### Your instructions
Take the line containing "Convert this diagram to TikZ code.", the line containing "width=230pt,minimum height=46pt] (landasan)", and all lines between them, and transcribe them exactly. Leave out pictures.

Records with drawing code:
+++
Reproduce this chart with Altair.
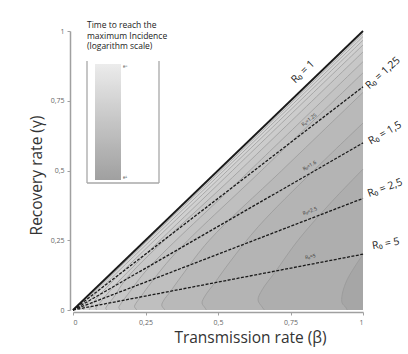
import altair as alt
import pandas as pd

FONT = "Open Sans"

# Axis ticks
tick_values = [0, 0.25, 0.5, 0.75, 1]

# R0 reference lines (gamma = beta / R0)
r0_values = [1.25, 1.67, 2.5, 5]
r0_inner_labels = ["R₀=1.25", "R₀=1.6", "R₀=2.5", "R₀=5"]
r0_inner_angles = [322, 330, 339, 349]

# Outer labels (text, beta, gamma, angle)
outer_labels = ["R₀ = 1", "R₀ = 1,25", "R₀ = 1,5", "R₀ = 2,5", "R₀ = 5"]
outer_beta = [0.793, 1.069, 1.076, 1.076, 1.079]
outer_gamma = [0.853, 0.849, 0.634, 0.437, 0.237]
outer_angle = [316, 318, 330, 340, 350]

# Contour curves of time to peak: gamma, beta, log-time level
curve_gamma = [
    [0, 0.01, 0.025, 0.054, 0.108, 0.2],
    [0, 0.011, 0.036, 0.072, 0.136, 0.25, 0.38, 0.505],
    [0, 0.008, 0.025, 0.05, 0.095, 0.175, 0.3, 0.5, 0.67],
    [0, 0.005, 0.017, 0.035, 0.065, 0.12, 0.25, 0.5, 0.78],
    [0, 0.004, 0.012, 0.024, 0.045, 0.085, 0.2, 0.5, 0.85],
    [0, 0.009, 0.018, 0.034, 0.063, 0.15, 0.5, 0.89],
    [0, 0.006, 0.024, 0.045, 0.12, 0.5, 0.925],
    [0, 0.005, 0.03, 0.1, 0.5, 0.95],
    [0, 0.02, 0.08, 0.5, 0.967],
    [0, 0.015, 0.06, 0.5, 0.98],
    [0, 0.01, 0.05, 0.5, 0.99],
]
curve_beta = [
    [0.945, 0.94, 0.928, 0.928, 0.945, 1.0],
    [0.66, 0.652, 0.638, 0.652, 0.697, 0.776, 0.885, 1.0],
    [0.46, 0.455, 0.445, 0.455, 0.487, 0.543, 0.64, 0.83, 1.0],
    [0.317, 0.313, 0.306, 0.313, 0.335, 0.373, 0.47, 0.72, 1.0],
    [0.22, 0.217, 0.212, 0.217, 0.232, 0.26, 0.35, 0.65, 1.0],
    [0.163, 0.158, 0.162, 0.173, 0.194, 0.26, 0.61, 1.0],
    [0.117, 0.113, 0.124, 0.14, 0.19, 0.575, 1.0],
    [0.082, 0.079, 0.096, 0.155, 0.55, 1.0],
    [0.056, 0.065, 0.115, 0.533, 1.0],
    [0.036, 0.042, 0.08, 0.52, 1.0],
    [0.022, 0.026, 0.06, 0.51, 1.0],
]
curve_level = [1.6, 2.3, 2.9, 3.4, 3.9, 4.3, 4.7, 5.1, 5.5, 5.9, 6.3]
base_level = 6.7

legend_title_lines = ["Time to reach the", "maximum Incidence", "(logarithm scale)"]
legend_values = [1, 8]

x_scale = alt.Scale(domain=[0, 1], nice=False, zero=False)
y_scale = alt.Scale(domain=[0, 1], nice=False, zero=False)
color_scale = alt.Scale(domain=[1, 8], range=["#a0a0a0", "#ececec"])

legend = alt.Legend(
    orient="none", legendX=22, legendY=33, direction="vertical",
    gradientLength=116, gradientThickness=26, title=None,
    values=legend_values,
    labelExpr="datum.value == 8 ? 'e⁸' : 'e¹'",
    labelFontSize=4.5, labelColor="#555", labelOffset=2,
    gradientStrokeWidth=0, padding=0, labelOverlap=False,
)

tick_label_expr = "replace(format(datum.value, '~g'), '.', ',')"

x_axis = alt.Axis(
    values=tick_values, labelExpr=tick_label_expr,
    title="Transmission rate (β)", titleFontSize=15.5, titleFont=FONT,
    titleFontWeight="normal", titleColor="#333", titlePadding=5, titleX=177,
    offset=2, grid=False,
)
y_axis = alt.Axis(
    values=tick_values, labelExpr=tick_label_expr,
    title="Recovery rate (γ)", titleFontSize=15.5, titleFont=FONT,
    titleFontWeight="normal", titleColor="#333", titlePadding=6, titleY=144,
    offset=3, grid=False,
)

layers = []

# Base triangle (below the diagonal)
tri = pd.DataFrame({"g": [0, 1], "b": [0, 1], "v": [base_level, base_level]})
layers.append(
    alt.Chart(tri).mark_area(orient="horizontal").encode(
        y=alt.Y("g:Q", scale=y_scale, axis=y_axis),
        x=alt.X("b:Q", scale=x_scale, axis=x_axis),
        x2=alt.datum(1),
        color=alt.Color("v:Q", scale=color_scale, legend=legend),
    )
)

rows = []
order = sorted(range(len(curve_level)), key=lambda i: -curve_level[i])
for i in order:
    df = pd.DataFrame({"g": curve_gamma[i], "b": curve_beta[i],
                       "v": [curve_level[i]] * len(curve_gamma[i]), "c": i})
    rows.append(df)
    layers.append(
        alt.Chart(df).mark_area(orient="horizontal", interpolate="catmull-rom").encode(
            y=alt.Y("g:Q", scale=y_scale),
            x=alt.X("b:Q", scale=x_scale),
            x2=alt.datum(1),
            color=alt.Color("v:Q", scale=color_scale, legend=legend),
        )
    )

contours = pd.concat(rows)
layers.append(
    alt.Chart(contours).mark_line(interpolate="catmull-rom", color="#979797", strokeWidth=0.7).encode(
        y=alt.Y("g:Q", scale=y_scale),
        x=alt.X("b:Q", scale=x_scale),
        detail="c:N",
        order="g:Q",
    )
)

# R0 = 1 diagonal
diag = pd.DataFrame({"b": [0, 1], "g": [0, 1]})
layers.append(
    alt.Chart(diag).mark_line(color="#1a1a1a", strokeWidth=1.8).encode(
        x=alt.X("b:Q", scale=x_scale), y=alt.Y("g:Q", scale=y_scale)
    )
)

# Dashed R0 lines
dl = []
for k, r in enumerate(r0_values):
    dl.append({"b": 0, "g": 0, "r": k})
    dl.append({"b": 1, "g": 1 / r, "r": k})
dashed = pd.DataFrame(dl)
layers.append(
    alt.Chart(dashed).mark_line(color="#1a1a1a", strokeWidth=1.3, strokeDash=[3, 1.5]).encode(
        x=alt.X("b:Q", scale=x_scale), y=alt.Y("g:Q", scale=y_scale), detail="r:N"
    )
)

# Inner small labels
inner = pd.DataFrame({
    "b": [0.82] * len(r0_values),
    "g": [0.82 / r + 0.018 for r in r0_values],
    "t": r0_inner_labels,
    "a": r0_inner_angles,
})
layers.append(
    alt.Chart(inner).mark_text(font=FONT, fontSize=5, color="#333", baseline="bottom").encode(
        x=alt.X("b:Q", scale=x_scale), y=alt.Y("g:Q", scale=y_scale),
        text="t:N", angle=alt.Angle("a:Q", scale=None),
    )
)

# Outer labels
outer = pd.DataFrame({"b": outer_beta, "g": outer_gamma, "t": outer_labels, "a": outer_angle})
layers.append(
    alt.Chart(outer).mark_text(font=FONT, fontSize=10.5, color="#222").encode(
        x=alt.X("b:Q", scale=x_scale), y=alt.Y("g:Q", scale=y_scale),
        text="t:N", angle=alt.Angle("a:Q", scale=None),
    )
)

# Legend frame (left, right, bottom) and title
frame = pd.DataFrame({"x": [14, 86, 14], "x2": [14, 86, 86], "y": [30, 30, 152], "y2": [152, 152, 152]})
layers.append(
    alt.Chart(frame).mark_rule(color="#a8a8a8", strokeWidth=1.3).encode(
        x=alt.X("x:Q", scale=None), x2="x2:Q", y=alt.Y("y:Q", scale=None), y2="y2:Q"
    )
)
layers.append(
    alt.Chart(pd.DataFrame({"t": [0]})).mark_text(
        font=FONT, fontSize=8.5, color="#222", align="left", baseline="alphabetic", lineHeight=10.5
    ).encode(x=alt.value(14), y=alt.value(-3), text=alt.value(legend_title_lines))
)

chart = alt.layer(*layers).properties(
    width=290, height=279,
    autosize=alt.AutoSizeParams(type="none"),
    padding={"left": 73, "top": 31, "right": 45, "bottom": 44},
).configure_view(stroke=None).configure_axis(
    domainColor="#a0a0a0", domainWidth=1.5, tickColor="#a0a0a0", tickSize=3,
    labelFont=FONT, labelFontSize=7, labelColor="#666", labelPadding=3,
)

chart.save("out.html", embed_options={"renderer": "svg", "actions": False})
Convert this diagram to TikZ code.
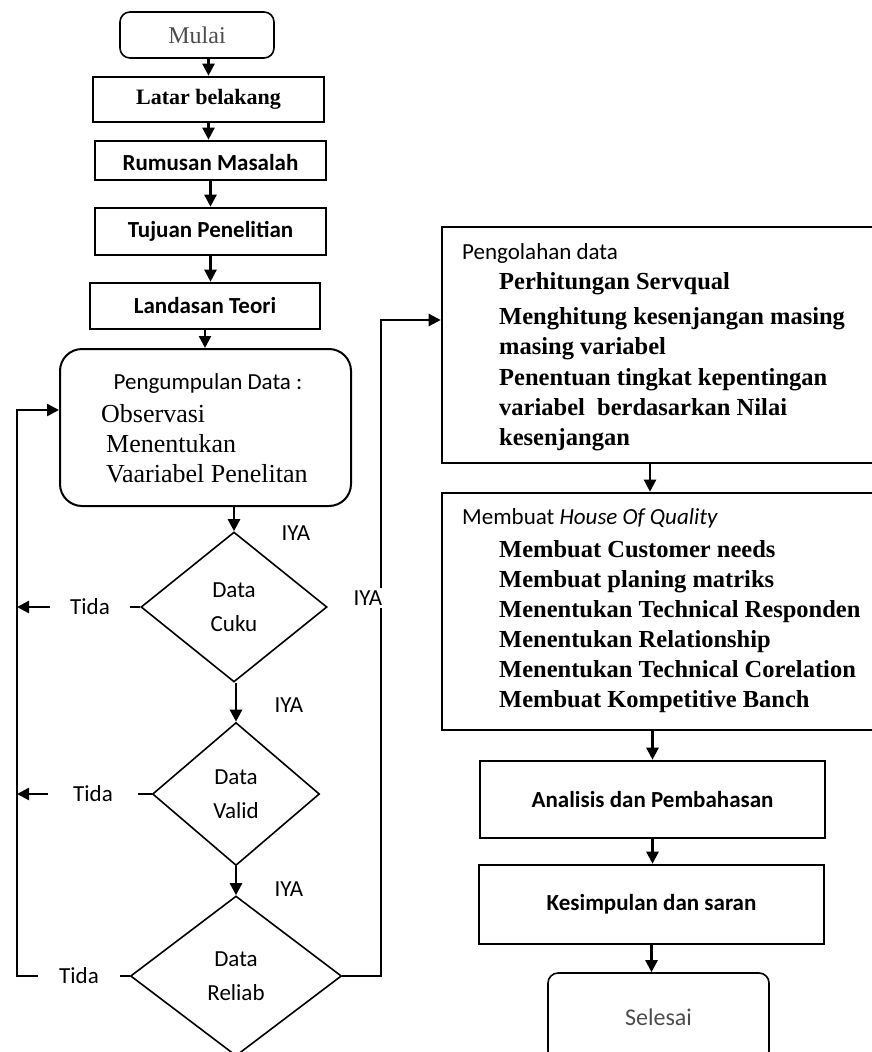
\documentclass[tikz,border=0pt]{standalone}
\usepackage{fontspec}
\setmainfont{Liberation Serif}
\newfontfamily\calfont{Carlito}
\usetikzlibrary{shapes.geometric,arrows.meta}
\begin{document}
\begin{tikzpicture}[x=1pt,y=-1pt,
  box/.style={draw,line width=2.6pt,inner sep=0pt},
  sansb/.style={font=\calfont\bfseries\fontsize{23}{27}\selectfont},
  serb/.style={font=\bfseries\fontsize{22}{26}\selectfont},
  term/.style={draw,line width=1.6pt,rounded corners=10pt,inner sep=0pt},
  dia/.style={draw,diamond,line width=1.6pt,inner sep=0pt,align=center,font=\calfont\fontsize{23}{34}\selectfont},
  lbl/.style={inner sep=0pt,font=\calfont\fontsize{23}{27}\selectfont},
  itm/.style={anchor=west,inner sep=0pt,text height=16pt,text depth=5pt,font=\bfseries\fontsize{24.5}{28}\selectfont},
  srv/.style={anchor=west,inner sep=0pt,text height=17pt,text depth=5pt,font=\fontsize{26}{30}\selectfont},
  conn/.style={line width=2.4pt},
  arr/.style={line width=2.4pt,-{Triangle[length=12pt,width=12pt]}}]
\useasboundingbox (0,0) rectangle (872,1052);

% left column
\node[term,minimum width=154pt,minimum height=46pt,text=black!70,font=\fontsize{24}{28}\selectfont] (mulai) at (197,35) {Mulai};
\node[box,serb,minimum width=231pt,minimum height=45pt] (latar) at (208.5,99.5) {Latar belakang};
\node[box,sansb,minimum width=231pt,minimum height=39pt,text height=20pt,text depth=0pt] (rumusan) at (210.5,160.5) {Rumusan Masalah};
\node[box,sansb,minimum width=231pt,minimum height=47pt] (tujuan) at (210.5,231.5) {Tujuan Penelitian};
\node[box,sansb,minimum width=230pt,minimum height=46pt] (landasan) at (205,306) {Landasan Teori};

\node[draw,line width=2pt,rounded corners=22pt,minimum width=291pt,minimum height=157pt,inner sep=0pt] (kumpul) at (205.5,427.5) {};
\node[lbl] (kumpulT) at (208,383) {Pengumpulan Data :};
\node[srv] (obs) at (101,416) {Observasi};
\node[srv] (men) at (106,446) {Menentukan};
\node[srv] (vaar) at (106,476) {Vaariabel Penelitan};

\node[dia,minimum width=186pt,minimum height=150pt] (d1) at (234,607) {Data\\Cuku};
\node[dia,minimum width=167pt,minimum height=143pt] (d2) at (236,794) {Data\\Valid};
\node[dia,minimum width=211pt,minimum height=160pt] (d3) at (236,976) {Data\\Reliab};

\node[lbl] (iya1) at (296,533) {IYA};
\node[lbl] (iya2) at (289,705) {IYA};
\node[lbl] (iya3) at (289,889) {IYA};

\node[lbl,minimum width=80pt] (t1) at (90,607) {Tida};
\node[lbl,minimum width=90pt] (t2) at (93,794) {Tida};
\node[lbl,minimum width=82pt] (t3) at (79,976) {Tida};

\coordinate (L1) at (17,607);
\coordinate (L2) at (17,794);
\coordinate (L3) at (17,976);
\coordinate (Ltop) at (17,410);

% right column
\node[box,minimum width=440pt,minimum height=236pt] (proc) at (662,345) {};
\node[lbl,anchor=west] (procT) at (462,253) {Pengolahan data};
\node[itm] (p1) at (499,284) {Perhitungan Servqual};
\node[itm] (p2) at (499,319) {Menghitung kesenjangan masing};
\node[itm] (p3) at (499,349) {masing variabel};
\node[itm] (p4) at (499,380) {Penentuan tingkat kepentingan};
\node[itm] (p5) at (499,410) {variabel\ \ berdasarkan Nilai};
\node[itm] (p6) at (499,440) {kesenjangan};

\node[box,minimum width=440pt,minimum height=237pt] (hoq) at (662,611.5) {};
\node[lbl,anchor=west] (hoqT) at (462,518) {Membuat \textit{House Of Quality}};
\node[itm] (h1) at (499,552) {Membuat Customer needs};
\node[itm] (h2) at (499,582) {Membuat planing matriks};
\node[itm] (h3) at (499,612) {Menentukan Technical Responden};
\node[itm] (h4) at (499,642) {Menentukan Relationship};
\node[itm] (h5) at (499,672) {Menentukan Technical Corelation};
\node[itm] (h6) at (499,702) {Membuat Kompetitive Banch};

\node[box,sansb,minimum width=345pt,minimum height=77pt] (ana) at (652.5,799.5) {Analisis dan Pembahasan};
\node[box,sansb,minimum width=345pt,minimum height=79pt] (kes) at (651.5,904.5) {Kesimpulan dan saran};
\node[term,minimum width=221pt,minimum height=88pt,text=black!70,font=\calfont\fontsize{24}{28}\selectfont] (sel) at (658.5,1017) {Selesai};

\coordinate (R) at (381,976);
\coordinate (Rtop) at (381,320);

% connectors
\draw[arr] (latar.north |- mulai.south) -- (latar.north);
\draw[arr] (latar.south) -- (latar.south |- rumusan.north);
\draw[arr] (rumusan.south) -- (rumusan.south |- tujuan.north);
\draw[arr] (tujuan.south) -- (tujuan.south |- landasan.north);
\draw[arr] (landasan.south) -- (landasan.south |- kumpul.north);
\draw[arr] (d1.north |- kumpul.south) -- (d1.north);
\draw[arr] (d2.north |- d1.south) -- (d2.north);
\draw[arr] (d2.south) -- (d3.north);

\draw[conn,line width=1.6pt] (d1.west) -- (t1.east);
\draw[arr] (t1.west) -- (L1);
\draw[conn,line width=1.6pt] (d2.west) -- (t2.east);
\draw[arr] (t2.west) -- (L2);
\draw[conn,line width=1.6pt] (d3.west) -- (t3.east);
\draw[arr] (t3.west) -- (L3) -- (Ltop) -- (Ltop -| kumpul.west);

\draw[arr] (d3.east) -- (R) -- (Rtop) -- (Rtop -| proc.west);
\node[lbl,fill=white,inner sep=3pt] (iya4) at (368,598) {IYA};

\draw[arr] ([xshift=-12pt]proc.south) -- ([xshift=-12pt]hoq.north);
\draw[arr] (ana.north |- hoq.south) -- (ana.north);
\draw[arr] (ana.south) -- (ana.south |- kes.north);
\draw[arr] (kes.south) -- (kes.south |- sel.north);
\end{tikzpicture}
\end{document}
+++
### Written solution
Convert this diagram to TikZ code.
\documentclass[tikz,border=0pt]{standalone}
\usepackage{fontspec}
\setmainfont{Liberation Serif}
\newfontfamily\calfont{Carlito}
\usetikzlibrary{shapes.geometric,arrows.meta}
\begin{document}
\begin{tikzpicture}[x=1pt,y=-1pt,
  box/.style={draw,line width=2.6pt,inner sep=0pt},
  sansb/.style={font=\calfont\bfseries\fontsize{23}{27}\selectfont},
  serb/.style={font=\bfseries\fontsize{22}{26}\selectfont},
  term/.style={draw,line width=1.6pt,rounded corners=10pt,inner sep=0pt},
  dia/.style={draw,diamond,line width=1.6pt,inner sep=0pt,align=center,font=\calfont\fontsize{23}{34}\selectfont},
  lbl/.style={inner sep=0pt,font=\calfont\fontsize{23}{27}\selectfont},
  itm/.style={anchor=west,inner sep=0pt,text height=16pt,text depth=5pt,font=\bfseries\fontsize{24.5}{28}\selectfont},
  srv/.style={anchor=west,inner sep=0pt,text height=17pt,text depth=5pt,font=\fontsize{26}{30}\selectfont},
  conn/.style={line width=2.4pt},
  arr/.style={line width=2.4pt,-{Triangle[length=12pt,width=12pt]}}]
\useasboundingbox (0,0) rectangle (872,1052);

% left column
\node[term,minimum width=154pt,minimum height=46pt,text=black!70,font=\fontsize{24}{28}\selectfont] (mulai) at (197,35) {Mulai};
\node[box,serb,minimum width=231pt,minimum height=45pt] (latar) at (208.5,99.5) {Latar belakang};
\node[box,sansb,minimum width=231pt,minimum height=39pt,text height=20pt,text depth=0pt] (rumusan) at (210.5,160.5) {Rumusan Masalah};
\node[box,sansb,minimum width=231pt,minimum height=47pt] (tujuan) at (210.5,231.5) {Tujuan Penelitian};
\node[box,sansb,minimum width=230pt,minimum height=46pt] (landasan) at (205,306) {Landasan Teori};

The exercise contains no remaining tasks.